Главный герой повести и спектакля Моня Цацкес — сын кондитера из Клайпеды, как и большинство еврейских детей из предвоенной Литвы, совершенно не знакомый с советским патриотизмом в его классическом варианте. Строевые песни, звонкая идеология, трепет перед начальством — для него, да и для многих других его однополчан, все это дико.
Солдаты Литовской дивизии, то есть в данном случае успевшие уйти от нацистов евреи, — это люди живые, странные, другие, поначалу нелепые в воинском строю (и Севела, сам прошедший всю войну еще подростком, совершенно этого не скрывает). Не случайно спектакль начинается со «стыдной» истории еврейского юноши, который страдает от ночного недержания. Ужасно, кошмарно, нехорошо, уж тем более на войне, и в спектакле про войну, но странным образом эта деталь работает на большую, важную идею: да, это спектакль прежде всего про людей, пусть и на войне, это живые человеческие существа, во всех их проявлениях.
Вообще, основной «работающий механизм» в прозе Севелы — столкновение низкого и высокого, буффонады с трагедией, ядовитой иронии с исторической драмой, комедии положений (порой почти невероятной) — с лютыми реалиями жизни.
И внутри этого «приема» (а скорее — языка прозы), конечно, никакие привычные железобетонные стереотипы невозможны.
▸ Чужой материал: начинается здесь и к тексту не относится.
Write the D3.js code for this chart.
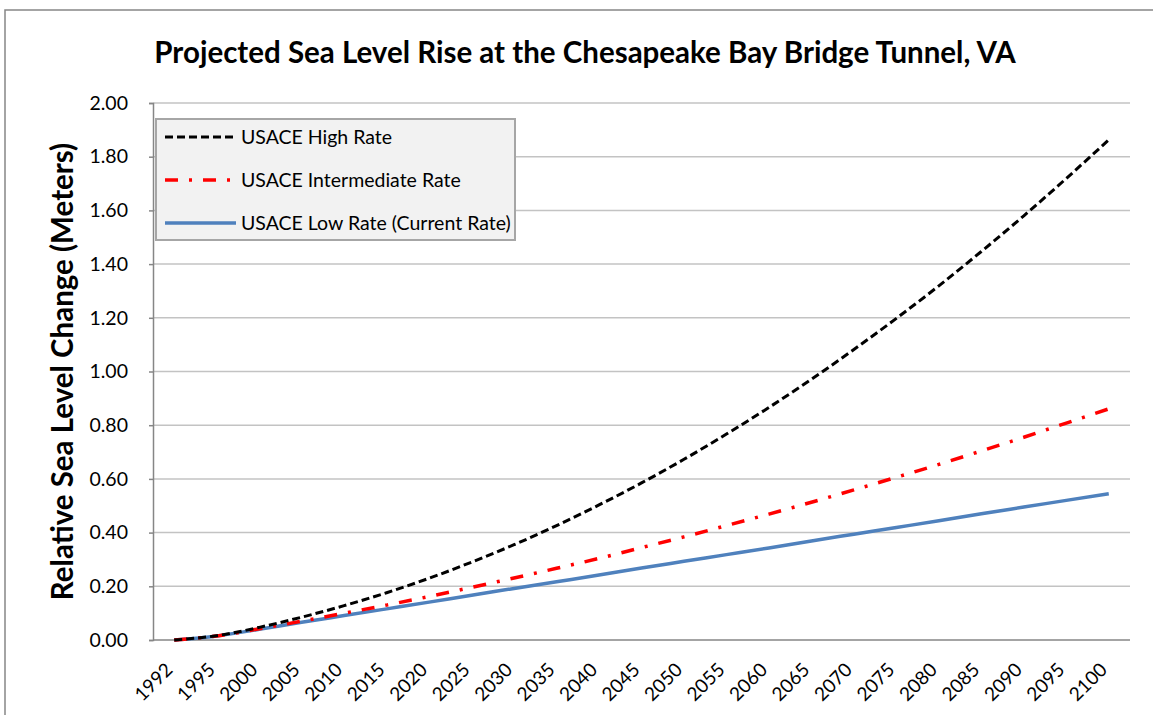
<!DOCTYPE html>
<html>
<head>
<meta charset="utf-8">
<script src="https://cdn.jsdelivr.net/npm/d3@7"></script>
<style>
  body { margin: 0; background: #fff; }
  text { font-family: Lato, "Open Sans", sans-serif; fill: #000; }
</style>
</head>
<body>
<script>
// chart data (meters of rise since 1992)
var years = ["1992", "1995", "2000", "2005", "2010", "2015", "2020", "2025", "2030", "2035", "2040",
    "2045", "2050", "2055", "2060", "2065", "2070", "2075", "2080", "2085", "2090", "2095", "2100"];

var highRate = [0, 0.016, 0.047, 0.085, 0.128, 0.176, 0.230, 0.290, 0.355, 0.426, 0.503,
    0.585, 0.673, 0.767, 0.866, 0.971, 1.082, 1.198, 1.319, 1.447, 1.580, 1.719, 1.863];

var intermediateRate = [0, 0.015, 0.042, 0.070, 0.100, 0.130, 0.162, 0.196, 0.231, 0.267, 0.304,
    0.344, 0.384, 0.426, 0.469, 0.513, 0.559, 0.606, 0.654, 0.704, 0.755, 0.808, 0.861];

var lowRate = [0, 0.015, 0.040, 0.066, 0.091, 0.116, 0.141, 0.167, 0.192, 0.217, 0.242,
    0.268, 0.293, 0.318, 0.343, 0.369, 0.394, 0.419, 0.444, 0.470, 0.495, 0.520, 0.545];

var yTicks = [0, 0.2, 0.4, 0.6, 0.8, 1.0, 1.2, 1.4, 1.6, 1.8, 2.0];

var seriesNames = ["USACE High Rate", "USACE Intermediate Rate", "USACE Low Rate (Current Rate)"];

var W = 1153, H = 715;
var plot = { left: 153, right: 1130, top: 103, bottom: 640 };

var svg = d3.select("body").append("svg")
    .attr("width", W)
    .attr("height", H);

// outer chart border (only left and top are inside the picture)
svg.append("rect")
    .attr("x", 5).attr("y", 10)
    .attr("width", 1170).attr("height", 730)
    .attr("fill", "#fff")
    .attr("stroke", "#868686")
    .attr("stroke-width", 1.5);

var x = d3.scalePoint()
    .domain(years)
    .range([plot.left, plot.right])
    .padding(0.5);

var y = d3.scaleLinear()
    .domain([0, 2])
    .range([plot.bottom, plot.top]);

// gridlines
svg.append("g")
    .selectAll("line")
    .data(yTicks.slice(1))
    .enter().append("line")
    .attr("x1", plot.left).attr("x2", plot.right)
    .attr("y1", function(d) { return y(d); })
    .attr("y2", function(d) { return y(d); })
    .attr("stroke", "#c3c3c3")
    .attr("stroke-width", 1.5);

// y axis
var yAxis = svg.append("g")
    .attr("transform", "translate(" + plot.left + ",0)")
    .call(d3.axisLeft(y).tickValues(yTicks).tickSize(4).tickPadding(21)
        .tickFormat(d3.format(".2f")));
yAxis.select(".domain").attr("stroke", "#868686").attr("stroke-width", 1.5);
yAxis.selectAll(".tick line").attr("stroke", "#868686").attr("stroke-width", 1.5);
yAxis.selectAll("text")
    .style("font-size", "19.5px")
    .style("font-family", "Lato, sans-serif")
    .attr("fill", "#000");

// x axis
var xAxis = svg.append("g")
    .attr("transform", "translate(0," + plot.bottom + ")")
    .call(d3.axisBottom(x).tickSize(0).tickSizeOuter(0));
xAxis.select(".domain")
    .attr("d", "M" + plot.left + ",0H" + plot.right)
    .attr("stroke", "#868686").attr("stroke-width", 1.5);
xAxis.selectAll("text")
    .style("font-size", "19px")
    .style("font-family", "Lato, sans-serif")
    .attr("fill", "#000")
    .attr("text-anchor", "end")
    .attr("dy", "0")
    .attr("y", 0)
    .attr("transform", "translate(-1,31) rotate(-45)");

// series lines
var line = d3.line()
    .x(function(d, i) { return x(years[i]); })
    .y(function(d) { return y(d); })
    .curve(d3.curveMonotoneX);

var styles = [
    { data: highRate, color: "#000000", width: 3, dash: "8,4" },
    { data: intermediateRate, color: "#ff0000", width: 3.5, dash: "13,11,3,11" },
    { data: lowRate, color: "#4f81bd", width: 3.5, dash: null }
];

// draw low first so the dashed series sit on top
styles.slice().reverse().forEach(function(s) {
    svg.append("path")
        .datum(s.data)
        .attr("d", line)
        .attr("fill", "none")
        .attr("stroke", s.color)
        .attr("stroke-width", s.width)
        .attr("stroke-dasharray", s.dash);
});

// legend
var legend = svg.append("g").attr("transform", "translate(156,119)");
legend.append("rect")
    .attr("width", 359).attr("height", 121)
    .attr("fill", "#f2f2f2")
    .attr("stroke", "#a6a6a6")
    .attr("stroke-width", 2);

var items = legend.selectAll(".legend")
    .data(seriesNames)
    .enter().append("g")
    .attr("class", "legend")
    .attr("transform", function(d, i) { return "translate(0," + (18 + i * 43) + ")"; });

items.append("line")
    .attr("x1", 9).attr("x2", 80)
    .attr("stroke", function(d, i) { return styles[i].color; })
    .attr("stroke-width", function(d, i) { return styles[i].width; })
    .attr("stroke-dasharray", function(d, i) { return styles[i].dash; });

items.append("text")
    .attr("x", 85)
    .attr("dy", "0.35em")
    .style("font-size", "19.5px")
    .text(function(d) { return d; });

// title
svg.append("text")
    .attr("x", 585).attr("y", 63)
    .attr("text-anchor", "middle")
    .style("font-size", "29.5px")
    .style("font-weight", "bold")
    .text("Projected Sea Level Rise at the Chesapeake Bay Bridge Tunnel, VA");

// y axis title
svg.append("text")
    .attr("transform", "translate(73," + ((plot.top + plot.bottom) / 2) + ") rotate(-90)")
    .attr("text-anchor", "middle")
    .style("font-size", "29.5px")
    .style("font-weight", "bold")
    .text("Relative Sea Level Change (Meters)");
</script>
</body>
</html>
Они легко и плавно рушатся сами.
В этом смысле местечковый юмор и местечковый колорит, которые в разговоре о трагедии войны, трагедии холокоста, казалось бы, должны выглядеть неуместными, — здесь уместны вполне.
На мой взгляд, режиссеру Олегу Липовецкому удалось решить задачу «перевода» прозы на язык театра — точно и изящно.
На сцене четыре актера — трое мужчин и одна женщина. Каждый актер играет несколько ролей: например, Антону Ксеневу выпали роли грубых солдафонов — старшины Качуры и подполковника Штанько, а также перебежчика-еврея, который чудом уцелел в Литве, выдав себя за немца, и стал солдатом вермахта; Карине Пестовой — роль любвеобильной жены командира, Марии Антоновны, связистки Цили Плизмантер, в которую влюбляется еще один персонаж спектакля — Фима Шляпентох. Фиму играет Николай Тарасюк, и он же замечательно играет политрука Каца, подловатого и в то же время несчастного человека. Ну и, наконец, Антон Шварц — исполнитель ролей знаменосца Мони Цацкеса и ребе Мойше. Это религиозный еврей, который вполне героически отстаивает свое право на священную субботу, несмотря на все, что творится вокруг.
Там вообще много удивительных, казалось бы, совершенно фантастических сюжетов — удивительных для зрителя, который привык к бесконечному «ура», слезливой сентиментальности и свирепой серьезности «военных» фильмов недавнего российского кино (в основном сериального).
Сюжетов о знаменосце Моне Цацкесе, о любви на войне, о солдатах Литовской дивизии, которые не в состоянии правильно спеть слова строевой песни и сочиняют свой смешной вариант на идиш… В них всё не так, как завещано во «фронтовой прозе», очень страшной и очень жесткой, пожалуй, они ближе к «Тёркину», но и тут отличий немало.
Главное отличие, собственно, в том, что Севела говорит в своей повести о войне свободно — как о том, что он сам видел, знает и не собирается вписывать в традиционный советский ритуал, советский орнамент, советский канон.
И выбранный им материал дает ему полное право на это — на войне-то воевали разные люди. В том числе и очень плохо говорившие по-русски, в том числе и не очень понимавшие «правила жизни» на войне и устанавливавшие их сами.
Ну и, наконец, сам Моня Цацкес — образ, чем-то близкий к Швейку, вообще близкий к образу «тотального солдата», который проходит через все ужасы войны, не черствея душой, не становясь ее придатком, принимая в себя и понимая целый огромный мир, откликаясь на любой его вызов, снисходя к любой человеческой слабости и именно тем показывая свою силу, в общем, это такой вполне себе классический (простите за еще одно литературное сравнение) Платон Каратаев, «человек из народа», только из народа еврейского.
За эту и этическую, и эстетическую смелость и Севеле, и создателям спектакля можно простить ту кажущуюся легкость, с которой «солдатские» истории перетекают, переходят одна в другую, не укрупняясь, не выстраиваясь в систему и иерархию сюжетов, легко сливаясь, легко распадаясь и собираясь вновь, потому что приоритет здесь — это сам язык, языковой поток, плавно возникающие в нем подтексты и смыслы.
Последняя история, впрочем, примиряет и с буффонадой, и с иронией, и с комедией положений.
Страшная месть Мони Цацкеса за его подчистую убитую немцами в Клайпеде семью — предполагаемая и вынашиваемая им месть — оборачивается совсем другим чувством, другим финалом, и, не скрою, я плакал на этих последних минутах. Человек любой национальности, настоящий, выше мести и выше жажды крови. Пусть на войне, возможно, всё было не так — но мы верим, мы хотим верить, что было именно так.
И с этой верой, наверное, и умрет мое поколение.